If convenience stores don’t have “employee of the month” awards, I hope they have “regional badass” distinctions, because one employee did something amazing last night. When two robbers came into her store with a bat and started demanding money, she stood her ground. The most salient part of this story is what she shouted at them: “Naguru nara, nagare!” In English, this means “If you’re going to hit me, hit me!”

Yesterday, November 10, when no one was around one popular 24-hour Lawson convenience store in Ota City, Gunma (Japan), two masked youngsters came in wearing black clothing. “Give me the money” one of them said.

The 58 year-old woman behind the register has not been named, but she said that she noticed one of the boys had a metal bat. It was already past 11:00 at night, and no customers or other coworkers were around. Instead of giving the money, she did something more risky. She said the line that has been making the news rounds all day today throughout the country. She said up to the young thugs.

While “naguru nara nagare” translates most directly to the quote above, when you add the cultural aspect to the linguistic translation (i.e., “nagare” is a rude variation of the word “hit”), I would say a better translation is “If you’re gonna hit me, just fuckin’ hit me already!” In short, she’s a heroic badass.
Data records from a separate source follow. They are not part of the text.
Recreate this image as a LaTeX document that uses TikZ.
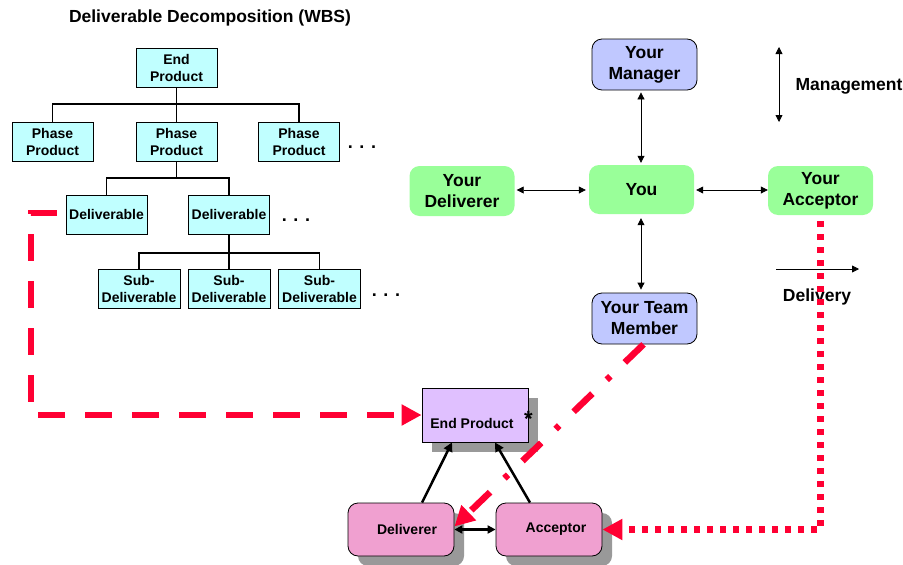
\documentclass[tikz,border=0pt]{standalone}
\usepackage{fontspec}
\setmainfont{Liberation Sans}
\usetikzlibrary{arrows.meta,shadows,calc}
\definecolor{wbscyan}{RGB}{192,255,255}
\definecolor{mgrblue}{RGB}{192,200,255}
\definecolor{yougreen}{RGB}{153,255,153}
\definecolor{eppurple}{RGB}{224,192,255}
\definecolor{rolepink}{RGB}{240,160,208}
\definecolor{linkred}{RGB}{255,0,51}
\definecolor{shadowgray}{RGB}{153,153,153}
\begin{document}
\begin{tikzpicture}[x=1pt,y=-1pt,
  wbsbox/.style={draw, line width=0.8pt, fill=wbscyan, minimum width=81pt, minimum height=39pt,
    inner sep=0pt, align=center, font=\fontsize{14}{17}\selectfont\bfseries},
  rolebox/.style={rounded corners=10pt, minimum width=105pt, minimum height=51pt, inner sep=0pt,
    align=center, font=\fontsize{17.5}{21}\selectfont\bfseries},
  bluebox/.style={rolebox, draw, line width=0.8pt, fill=mgrblue},
  greenbox/.style={rolebox, fill=yougreen, minimum height=49pt},
  grayshadow/.style={drop shadow={shadow xshift=10pt, shadow yshift=-10pt, fill=shadowgray, opacity=1}},
  epbox/.style={draw, line width=0.8pt, fill=eppurple, minimum width=106pt, minimum height=54pt, grayshadow},
  pinkbox/.style={draw, line width=0.8pt, fill=rolepink, rounded corners=10pt, minimum width=106pt,
    minimum height=53pt, inner sep=0pt, font=\fontsize{14}{17}\selectfont\bfseries, grayshadow},
  lbl/.style={font=\fontsize{17.5}{21}\selectfont\bfseries},
  smalllbl/.style={font=\fontsize{14}{17}\selectfont\bfseries},
  dots/.style={font=\fontsize{18}{20}\selectfont\bfseries, anchor=base},
  tree/.style={line width=1.5pt},
  thinarrow/.style={line width=0.8pt, {Triangle[length=7pt,width=7pt]}-{Triangle[length=7pt,width=7pt]}},
  thickarrow/.style={line width=2.5pt, -{Triangle[length=9pt,width=9pt]}},
  redtip/.style={-{Triangle[length=20pt,width=20pt]}},
  reddashed/.style={draw=linkred, line width=6.5pt, dash pattern=on 27pt off 20pt, redtip},
  reddashdot/.style={draw=linkred, line width=6.5pt, dash pattern=on 26pt off 20pt on 5pt off 20pt, redtip},
  reddotted/.style={draw=linkred, line width=6.5pt, dash pattern=on 6pt off 7pt, redtip}]
\useasboundingbox (0,0) rectangle (903,565);

% title
\node[lbl] (title) at (210,18) {Deliverable Decomposition (WBS)};

% WBS tree
\node[wbsbox] (wep) at (176.5,67.5) {End\\Product};
\node[wbsbox] (pp1) at (52.5,142) {Phase\\Product};
\node[wbsbox] (pp2) at (176.5,142) {Phase\\Product};
\node[wbsbox] (pp3) at (299,142) {Phase\\Product};
\node[wbsbox] (d1) at (106.5,214.5) {Deliverable};
\node[wbsbox] (d2) at (229,214.5) {Deliverable};
\node[wbsbox, minimum width=82pt] (s1) at (139,289) {Sub-\\Deliverable};
\node[wbsbox, minimum width=82pt] (s2) at (229,289) {Sub-\\Deliverable};
\node[wbsbox, minimum width=82pt] (s3) at (319.5,289) {Sub-\\Deliverable};
\node[dots] (dots1) at (362,148) {. . .};
\node[dots] (dots2) at (296,221) {. . .};
\node[dots] (dots3) at (386,296) {. . .};

\draw[tree] (pp1.north) |- (wep.south |- 0,104) -| (pp3.north);
\draw[tree] (wep.south) -- (pp2.north);
\draw[tree] (pp2.south) -- (pp2.south |- 0,178);
\draw[tree] (d1.north) |- (pp2.south |- 0,178) -| (d2.north);
\draw[tree] (s1.north) |- (d2.south |- 0,253) -| (s3.north);
\draw[tree] (d2.south) -- (s2.north);

% role network
\node[bluebox] (mgr) at (644.5,64.5) {Your\\Manager};
\node[greenbox] (you) at (641.5,189.5) {You};
\node[greenbox, minimum height=50pt] (ydel) at (462,191) {Your\\Deliverer};
\node[greenbox] (yacc) at (820.5,190.5) {Your\\Acceptor};
\node[bluebox] (tm) at (644.5,318.5) {Your Team\\Member};

\draw[thinarrow] ($(mgr.south)+(-3.5,2)$) -- ($(you.north)+(-0.5,-2)$);
\draw[thinarrow] ($(you.south)+(-0.5,4)$) -- ($(tm.north)+(-3.5,-3)$);
\draw[thinarrow] ($(ydel.east)+(2,-1)$) -- ($(you.west)+(-3,0.5)$);
\draw[thinarrow] ($(you.east)+(2,0.5)$) -- ($(yacc.west)+(0,-0.5)$);

\coordinate (mtop) at (779,47);
\coordinate (mbot) at (779,122);
\draw[thinarrow] (mtop) -- (mbot);
\node[lbl, anchor=west] (mlabel) at (792,86) {Management};

\coordinate (dleft) at (776,269);
\coordinate (dright) at (859,269);
\draw[line width=0.8pt, -{Triangle[length=7pt,width=7pt]}] (dleft) -- (dright);
\node[lbl] (dlabel) at (817,297) {Delivery};

% bottom pattern
\node[epbox] (ep) at (475,415) {};
\node[smalllbl] (eptext) at (472,423) {End Product};
\node[font=\fontsize{22}{24}\selectfont\bfseries, anchor=base, inner sep=0pt] (star) at (528.5,426) {*};
\node[pinkbox] (del) at (401,529.5) {\hspace*{12pt}Deliverer};
\node[pinkbox] (acc) at (549,529.5) {\hspace*{14pt}Acceptor};

\draw[thickarrow] ($(del.north)+(21,0)$) -- ($(ep.south)+(-23,0)$);
\draw[thickarrow] ($(acc.north)+(-19,0)$) -- ($(ep.south)+(20,0)$);
\draw[line width=2.5pt, {Triangle[length=8pt,width=8pt]}-{Triangle[length=8pt,width=8pt]}] (del.east) -- (acc.west);

% red connectors
\coordinate (dstart) at (57,213);
\draw[reddashed] (dstart) -- (31,213) |- (ep.west);
\draw[reddashdot] ($(tm.south)+(-1,0)$) -- ($(del.east)+(0,-3)$);
\draw[reddotted, shorten <=6pt] (yacc.south) |- (acc.east);
\end{tikzpicture}
\end{document}
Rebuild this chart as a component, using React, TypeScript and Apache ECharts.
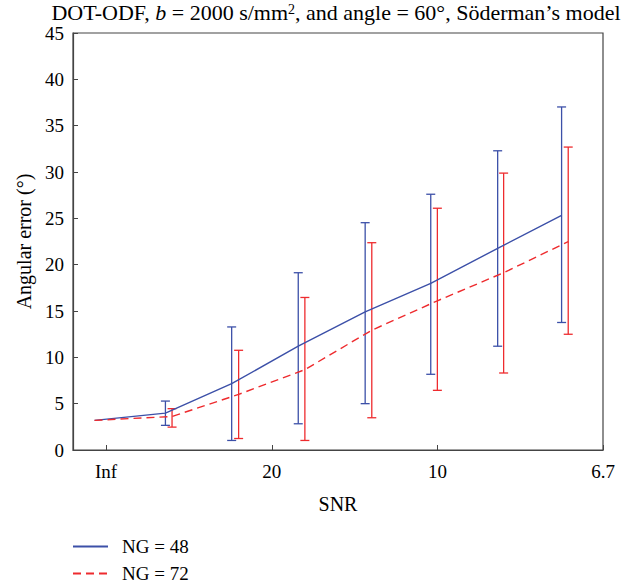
import React, { useEffect, useRef } from 'react';
import * as echarts from 'echarts';

// x is 1/SNR (Inf -> 0)
const tickValues = [0, 0.05, 0.1, 0.15];
const tickLabels = ['Inf', '20', '10', '6.7'];

const xBlue = [-0.0035, 0.0179, 0.0379, 0.058, 0.0782, 0.098, 0.1182, 0.1375];
const meanBlue = [3.2, 3.98, 7.16, 11.2, 14.9, 17.98, 21.76, 25.33];
const lowBlue = [null, 2.66, 1.03, 2.83, 5.0, 8.17, 11.2, 13.76];
const highBlue = [null, 5.28, 13.28, 19.13, 24.53, 27.6, 32.29, 37.02];

const xRed = [-0.0035, 0.0199, 0.04, 0.06, 0.0802, 0.1, 0.12, 0.1395];
const meanRed = [3.2, 3.62, 6.0, 8.67, 12.93, 16.1, 19.13, 22.48];
const lowRed = [null, 2.47, 1.24, 1.03, 3.48, 6.44, 8.31, 12.49];
const highRed = [null, 4.46, 10.76, 16.46, 22.37, 26.09, 29.88, 32.69];

const BLUE = '#3C50A8';
const RED = '#EE2B2E';
const FONT = '"Liberation Serif", "DejaVu Serif", serif';

function errData(xs: number[], lo: (number | null)[], hi: (number | null)[]) {
  const out: number[][] = [];
  xs.forEach((x, i) => {
    if (lo[i] != null && hi[i] != null) out.push([x, lo[i] as number, hi[i] as number]);
  });
  return out;
}

function errSeries(name: string, color: string, data: number[][]) {
  return {
    type: 'custom',
    name,
    data,
    encode: { x: 0, y: [1, 2] },
    z: 1,
    renderItem: (params: any, api: any) => {
      const x = api.value(0);
      const p1 = api.coord([x, api.value(1)]);
      const p2 = api.coord([x, api.value(2)]);
      const w = 4.5;
      const style = { stroke: color, lineWidth: 1.3, fill: 'none' };
      return {
        type: 'group',
        children: [
          { type: 'line', shape: { x1: p1[0], y1: p1[1], x2: p2[0], y2: p2[1] }, style },
          { type: 'line', shape: { x1: p1[0] - w, y1: p1[1], x2: p1[0] + w, y2: p1[1] }, style },
          { type: 'line', shape: { x1: p2[0] - w, y1: p2[1], x2: p2[0] + w, y2: p2[1] }, style },
        ],
      };
    },
  };
}

export default function App() {
  const ref = useRef<HTMLDivElement>(null);
  useEffect(() => {
    const chart = echarts.init(ref.current!, undefined, { renderer: 'svg' });
    chart.setOption({
      animation: false,
      backgroundColor: '#ffffff',
      textStyle: { fontFamily: FONT, color: '#000' },
      title: {
        text: '{n|DOT-ODF, }{i|b}{n| = 2000 s/mm}{s|2}{n|, and angle = 60°, Söderman’s model}',
        left: 331,
        textAlign: 'center',
        top: 0,
        padding: [2, 5, 0, 5],
        textStyle: {
          fontWeight: 'normal',
          rich: {
            n: { fontFamily: FONT, fontSize: 22, fontWeight: 'normal', color: '#000', lineHeight: 21 },
            i: { fontFamily: FONT, fontSize: 22, fontWeight: 'normal', fontStyle: 'italic', color: '#000', lineHeight: 21 },
            s: { fontFamily: FONT, fontSize: 14, fontWeight: 'normal', color: '#000', verticalAlign: 'top', lineHeight: 21 },
          },
        },
      },
      legend: {
        data: ['NG = 48', 'NG = 72'],
        orient: 'vertical',
        left: 72,
        top: 537,
        padding: 0,
        height: 50,
        itemWidth: 35,
        itemHeight: 14,
        itemGap: 8,
        itemStyle: { color: 'rgba(0,0,0,0)', borderColor: 'rgba(0,0,0,0)', borderWidth: 0, opacity: 0 },
        textStyle: { fontFamily: FONT, fontSize: 19, lineHeight: 18, color: '#000', padding: [0, 0, 0, 9] },
      },
      grid: {
        left: 73,
        right: 32,
        top: 33,
        bottom: 138,
        show: true,
        borderColor: '#444',
        borderWidth: 1.2,
      },
      xAxis: {
        type: 'value',
        min: -0.01,
        max: 0.15,
        name: 'SNR',
        nameLocation: 'middle',
        nameGap: 44,
        nameTextStyle: { fontFamily: FONT, fontSize: 20, color: '#000' },
        axisLine: { show: true, onZero: false, lineStyle: { color: '#444', width: 1.2 } },
        axisTick: { show: true, inside: true, length: 5, customValues: tickValues, lineStyle: { color: '#444' } },
        axisLabel: {
          customValues: tickValues,
          fontFamily: FONT,
          fontSize: 19,
          color: '#000',
          margin: 12,
          formatter: (v: number) => {
            const i = tickValues.findIndex((t) => Math.abs(t - v) < 1e-9);
            return i >= 0 ? tickLabels[i] : '';
          },
        },
        splitLine: { show: false },
      },
      yAxis: {
        type: 'value',
        min: 0,
        max: 45,
        interval: 5,
        name: 'Angular error (°)',
        nameLocation: 'middle',
        nameGap: 38,
        nameTextStyle: { fontFamily: FONT, fontSize: 20, color: '#000' },
        axisLine: { show: true, onZero: false, lineStyle: { color: '#444', width: 1.2 } },
        axisTick: { show: true, inside: true, length: 5, lineStyle: { color: '#444' } },
        axisLabel: { fontFamily: FONT, fontSize: 19, color: '#000', margin: 9 },
        splitLine: { show: false },
      },
      series: [
        errSeries('err48', BLUE, errData(xBlue, lowBlue, highBlue)),
        errSeries('err72', RED, errData(xRed, lowRed, highRed)),
        {
          type: 'line',
          name: 'NG = 48',
          data: xBlue.map((x, i) => [x, meanBlue[i]]),
          symbol: 'none',
          lineStyle: { color: BLUE, width: 1.4 },
          itemStyle: { color: BLUE },
          z: 3,
        },
        {
          type: 'line',
          name: 'NG = 72',
          data: xRed.map((x, i) => [x, meanRed[i]]),
          symbol: 'none',
          lineStyle: { color: RED, width: 1.4, type: [8, 5] },
          itemStyle: { color: RED },
          z: 3,
        },
      ],
    });
    return () => chart.dispose();
  }, []);
  return <div ref={ref} style={{ width: 635, height: 588, position: 'absolute', left: 0, top: 0 }} />;
}
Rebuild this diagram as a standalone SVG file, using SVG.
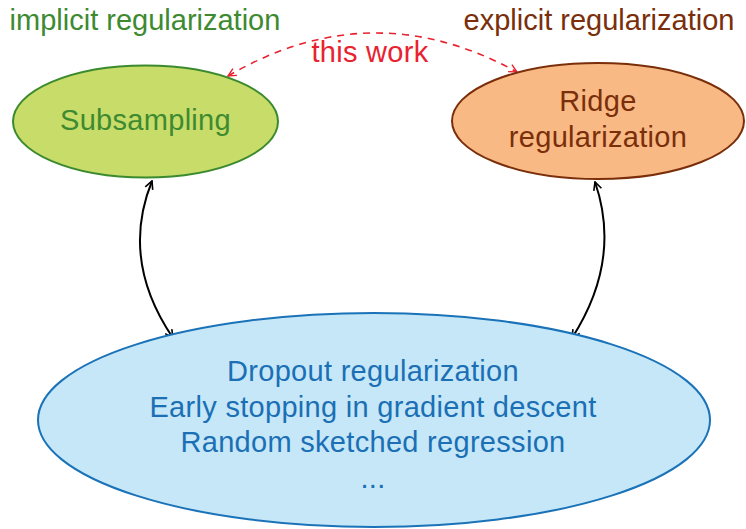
<svg xmlns="http://www.w3.org/2000/svg" width="746" height="529" viewBox="0 0 746 529">
<defs>
<style>
text{font-family:"Liberation Sans",Arial,sans-serif;font-size:29px;text-anchor:middle;letter-spacing:0.3px}
.lbl{letter-spacing:0}
.conn{fill:none;stroke:#000;stroke-width:2}
.dash{fill:none;stroke:#e8222e;stroke-width:1.6;stroke-dasharray:7 6}
</style>
<marker id="ak" viewBox="0 0 10 10" refX="9" refY="5" markerWidth="10" markerHeight="10" markerUnits="userSpaceOnUse" orient="auto-start-reverse"><path d="M1,1 L9,5 L1,9" fill="none" stroke="#000" stroke-width="1.6"/></marker>
<marker id="ar" viewBox="0 0 10 10" refX="9" refY="5" markerWidth="10" markerHeight="10" markerUnits="userSpaceOnUse" orient="auto-start-reverse"><path d="M1,1 L9,5 L1,9" fill="none" stroke="#e8222e" stroke-width="1.4"/></marker>
</defs>
<rect width="746" height="529" fill="#fff"/>
<text class="lbl" x="145" y="30" fill="#3d8a30">implicit regularization</text>
<text class="lbl" x="599" y="30" fill="#7a2e0a">explicit regularization</text>
<g id="connectors">
<path class="dash" d="M228,76 Q372,-8 517,72" marker-start="url(#ar)" marker-end="url(#ar)"/>
<path class="conn" d="M152,181 Q120,260 173,338" marker-start="url(#ak)" marker-end="url(#ak)"/>
<path class="conn" d="M595,182 Q622,260 572,338" marker-start="url(#ak)" marker-end="url(#ak)"/>
<text x="370" y="62" fill="#e8222e">this work</text>
</g>
<g id="subsampling">
<ellipse cx="145.5" cy="121.5" rx="132.5" ry="56" fill="#c8dc6a" stroke="#3c8a2e" stroke-width="2"/>
<text x="145.5" y="130" fill="#3d8a30">Subsampling</text>
</g>
<g id="ridge">
<ellipse cx="598" cy="121" rx="146" ry="58" fill="#f8b984" stroke="#7a2e0a" stroke-width="2"/>
<text x="598" y="111" fill="#7a2e0a">Ridge</text>
<text x="598" y="147" fill="#7a2e0a">regularization</text>
</g>
<g id="methods">
<ellipse cx="374" cy="420" rx="336" ry="107" fill="#c5e7f7" stroke="#1a72b8" stroke-width="2"/>
<text x="373" y="381" fill="#1a6fb5">Dropout regularization</text>
<text x="373" y="417" fill="#1a6fb5">Early stopping in gradient descent</text>
<text x="373" y="452" fill="#1a6fb5">Random sketched regression</text>
<text x="373" y="488" fill="#1a6fb5">...</text>
</g>
</svg>
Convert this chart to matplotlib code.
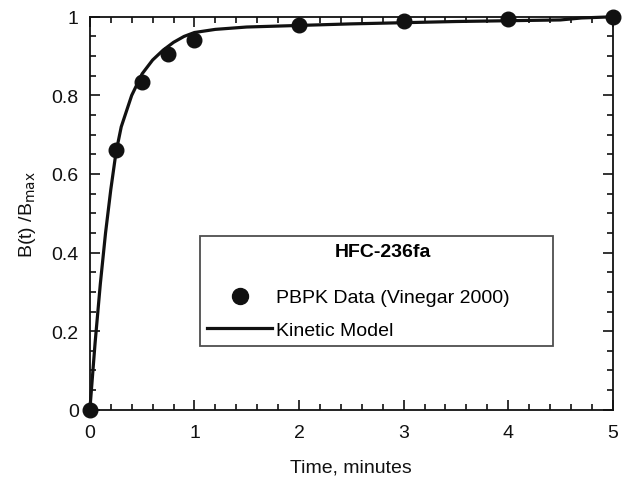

And she’s very lucky that the two of them were smart enough to get out of there without causing more trouble. This strategy of calling robbers’ bluff doesn’t always have a happy ending.

But in this case, the two boys fled the store with nothing. No damage was done, and there were no injuries sustained. There was only the shop clerk who told police that afterwards that she was rattled by the event.

The police are investigating the matter further. In the meantime, this story has become relatively famous for its three-word line “Naguru nara, nagare.”

It’s nice to see that this event ended well. It’s always good to see people put a stop to bullies and criminals.